Why Data, Insurance, And Proving Cannabis Is Medicine Matter More Than Schedule III
The federal government’s move to reclassify cannabis has created a rare moment of clarity and confusion at the same time. Medical cannabis is now federally legal within a defined lane, DEA oversight is poised to expand, and the long‑sought integration of cannabis into mainstream healthcare suddenly feels closer than ever. The shift raises three urgent questions: how the DEA will scale its role, how the industry will generate the data needed for insurance coverage, and how patients will navigate a system that is finally beginning to acknowledge their needs.
These themes took center stage during The Medical Lane panel at last week’s IgniteIt Cannabis Capital Conference in Chicago, where Dentons partner Eric Berlin moderated a discussion with Victoria Walker of Leafwell, Cresco Labs (OTC: CRBLF) CEO Charlie Bachtell, and Anja Biosciences CEO and Charlotte’s Web (OTC: CWBHF) co-founder Joel Stanley.

DEA Oversight Will Expand, but the Framework Already Exists
One of the most consequential unknowns is how the DEA will manage quota, registration, and chain‑of‑custody requirements for a vastly larger universe of Schedule III cannabis operators. Stanley, whose company holds one of the few Schedule I manufacturing registrations, said the agency is not starting from scratch.
“Quota is how much of a controlled substance you are allowed to produce,” he explained. “The DEA facilitates quota‑requested transactions between entities, and they actually do a really good job with that already.”
The challenge is scale. Moving state‑licensed medical cannabis into Schedule III will require the agency to grow its capacity quickly. Still, Stanley was optimistic.
“As it moves to Schedule III, it’s going to have to scale up so that it works for the industry,” he said. “I think that it can. I really do.”
Bachtell agreed that the structure is unusual but workable.
“It was a little bit different than I think any of us anticipated,” he said. “But we do know that the federal government has issued a final rule making state-licensed legal medical cannabis federally legal.”
For him, that fact alone marks a historic shift.

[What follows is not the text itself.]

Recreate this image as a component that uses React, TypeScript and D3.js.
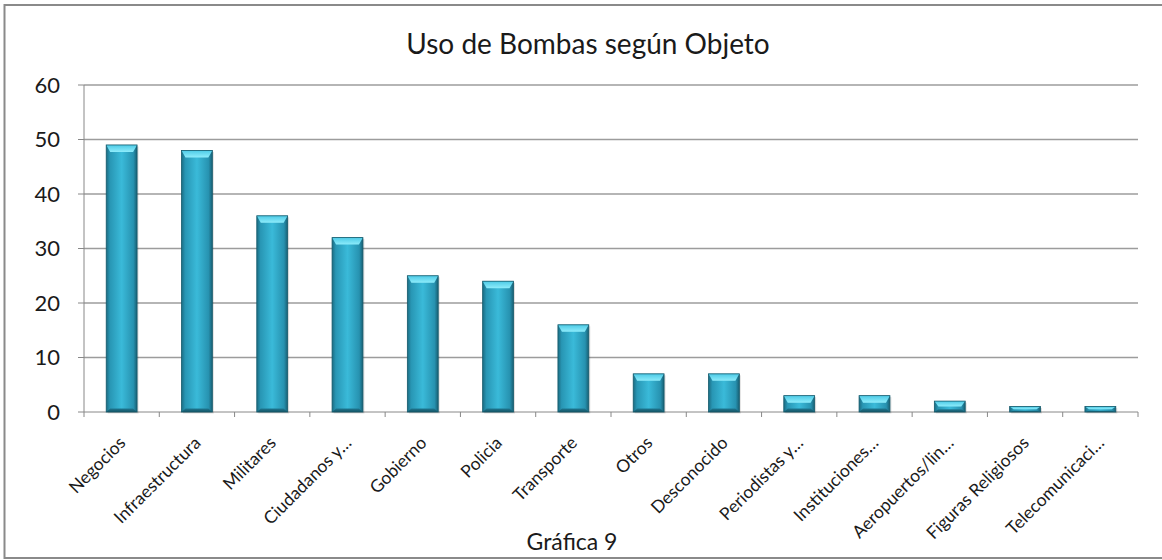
import React from "react";
import * as d3 from "d3";

const categories = [
  "Negocios",
  "Infraestructura",
  "Militares",
  "Ciudadanos y…",
  "Gobierno",
  "Policia",
  "Transporte",
  "Otros",
  "Desconocido",
  "Periodistas y…",
  "Instituciones…",
  "Aeropuertos/lin…",
  "Figuras Religiosos",
  "Telecomunicaci…",
];
const values = [49, 48, 36, 32, 25, 24, 16, 7, 7, 3, 3, 2, 1, 1];
const yTicks = [0, 10, 20, 30, 40, 50, 60];

const title = "Uso de Bombas según Objeto";
const axisTitle = "Gráfica 9";

const W = 1162;
const H = 560;
const left = 84;
const right = 1138;
const top = 85;
const bottom = 412;
const FONT = "Lato, 'Open Sans', sans-serif";

export default function App() {
  const x = d3
    .scaleBand<string>()
    .domain(categories)
    .range([left, right])
    .paddingInner(0.59)
    .paddingOuter(0.295);
  const y = d3.scaleLinear().domain([0, 60]).range([bottom, top]);
  const step = x.step();
  const bw = x.bandwidth();

  return (
    <div style={{ position: "absolute", left: 0, top: 0 }}>
      <svg width={W} height={H} style={{ display: "block", background: "#fff" }}>
        <defs>
          <linearGradient id="barBody" x1="0" y1="0" x2="1" y2="0">
            <stop offset="0" stopColor="#1b6c82" />
            <stop offset="0.12" stopColor="#2896b4" />
            <stop offset="0.5" stopColor="#3abad9" />
            <stop offset="0.88" stopColor="#2792b0" />
            <stop offset="1" stopColor="#185f73" />
          </linearGradient>
          <linearGradient id="barCap" x1="0" y1="0" x2="0" y2="1">
            <stop offset="0" stopColor="#4ccae6" />
            <stop offset="1" stopColor="#8eecfb" />
          </linearGradient>
          <linearGradient id="barBase" x1="0" y1="0" x2="0" y2="1">
            <stop offset="0" stopColor="#1f7790" />
            <stop offset="1" stopColor="#155466" />
          </linearGradient>
        </defs>

        {/* chart frame */}
        <rect x={4.5} y={5} width={1170} height={553} fill="none" stroke="#8a8a8a" strokeWidth={2} />

        <text x={588} y={54} textAnchor="middle" fontFamily={FONT} fontSize={28} fill="#1a1a1a">
          {title}
        </text>

        {/* gridlines and value axis */}
        {yTicks.map((t) => (
          <g key={t}>
            {t > 0 && (
              <line x1={left} x2={right} y1={y(t)} y2={y(t)} stroke="#9c9c9c" strokeWidth={1.5} />
            )}
            <line x1={left - 6} x2={left} y1={y(t)} y2={y(t)} stroke="#888" strokeWidth={1} />
            <text
              x={60}
              y={y(t)}
              dy="0.35em"
              textAnchor="end"
              fontFamily={FONT}
              fontSize={22}
              fill="#1a1a1a"
            >
              {t}
            </text>
          </g>
        ))}
        <line x1={left} x2={left} y1={top} y2={bottom} stroke="#888" strokeWidth={1} />
        <line x1={left} x2={right} y1={bottom} y2={bottom} stroke="#888" strokeWidth={1} />
        {d3.range(categories.length + 1).map((i) => (
          <line
            key={i}
            x1={left + i * step}
            x2={left + i * step}
            y1={bottom}
            y2={bottom + 5}
            stroke="#888"
            strokeWidth={1}
          />
        ))}

        {/* bars */}
        {categories.map((c, i) => {
          const x0 = x(c)!;
          const y0 = y(values[i]);
          const h = bottom - y0;
          const bev = Math.min(7, h / 2);
          const side = 4;
          return (
            <g key={c}>
              <rect x={x0 + 1.5} y={y0 + 1.5} width={bw} height={h} fill="#000" opacity={0.12} />
              <rect x={x0} y={y0} width={bw} height={h} fill="url(#barBody)" />
              <polygon
                points={`${x0},${y0} ${x0 + bw},${y0} ${x0 + bw - side},${y0 + bev} ${x0 + side},${y0 + bev}`}
                fill="url(#barCap)"
              />
              <polygon
                points={`${x0},${bottom} ${x0 + bw},${bottom} ${x0 + bw - side},${bottom - bev * 0.5} ${x0 + side},${bottom - bev * 0.5}`}
                fill="url(#barBase)"
              />
              <rect x={x0} y={y0} width={bw} height={h} fill="none" stroke="#155a6c" strokeWidth={0.8} />
            </g>
          );
        })}

        {/* category labels */}
        {categories.map((c) => {
          const cx = x(c)! + bw / 2;
          return (
            <text
              key={c}
              transform={`translate(${cx + 5},${bottom + 32}) rotate(-45)`}
              textAnchor="end"
              fontFamily={FONT}
              fontSize={17.5}
              fill="#1a1a1a"
            >
              {c}
            </text>
          );
        })}

        <text x={572} y={550} textAnchor="middle" fontFamily={FONT} fontSize={23} fill="#1a1a1a">
          {axisTitle}
        </text>
      </svg>
    </div>
  );
}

Data Will Determine Access, Insurance Coverage, and Market Growth
If rescheduling opened the door, data will determine who gets to walk through it. The final order emphasizes real‑world outcomes, and insurers will demand evidence before covering cannabis‑based therapies.
Walker said the industry has only half the picture today.
“We have tons of patient data on the conditions they are working to treat,” she said. “What we don’t necessarily have is what they’re using to treat it and how it’s working.”
She believes the gap can close quickly.
“It could be months, definitely not years,” she said. “It’s just a matter of bringing those datasets together.”
Bachtell was direct about what that data could unlock.
“The most impactful change would be insurance coverage, without a doubt,” he said. “That would be the most impactful thing that could happen.”
Stanley added that the CMS/CMMI program for coverage for full‑spectrum CBD is already building the evidence base.
“Data and evidence are the new currency for cannabis,” he said. “We’re not trying to legalize anymore. We’re trying to integrate what we know has always been a medicine into Western medicine.”
Patients Stand to Benefit Most, but Only if the System Supports Them
Walker emphasized that rescheduling has cultural consequences as well as regulatory ones.
“Rescheduling just gave Americans permission to use cannabis,” she said. “We’re hoping that the floodgates open.”
Even in adult‑use states, she noted, medical programs remain essential because patients want guidance, structure, and protection.
“It’s scary to walk into a dispensary knowing nothing and trying to figure out how to navigate whatever ailment you’re trying to fix,” she said. “Physicians will continue to be a big part of this process.”
Asked who wins in the Medical Lane, Walker didn’t hesitate.
“I think patients win. Consumers win,” she said. “People aren’t going to have to whisper about it anymore.”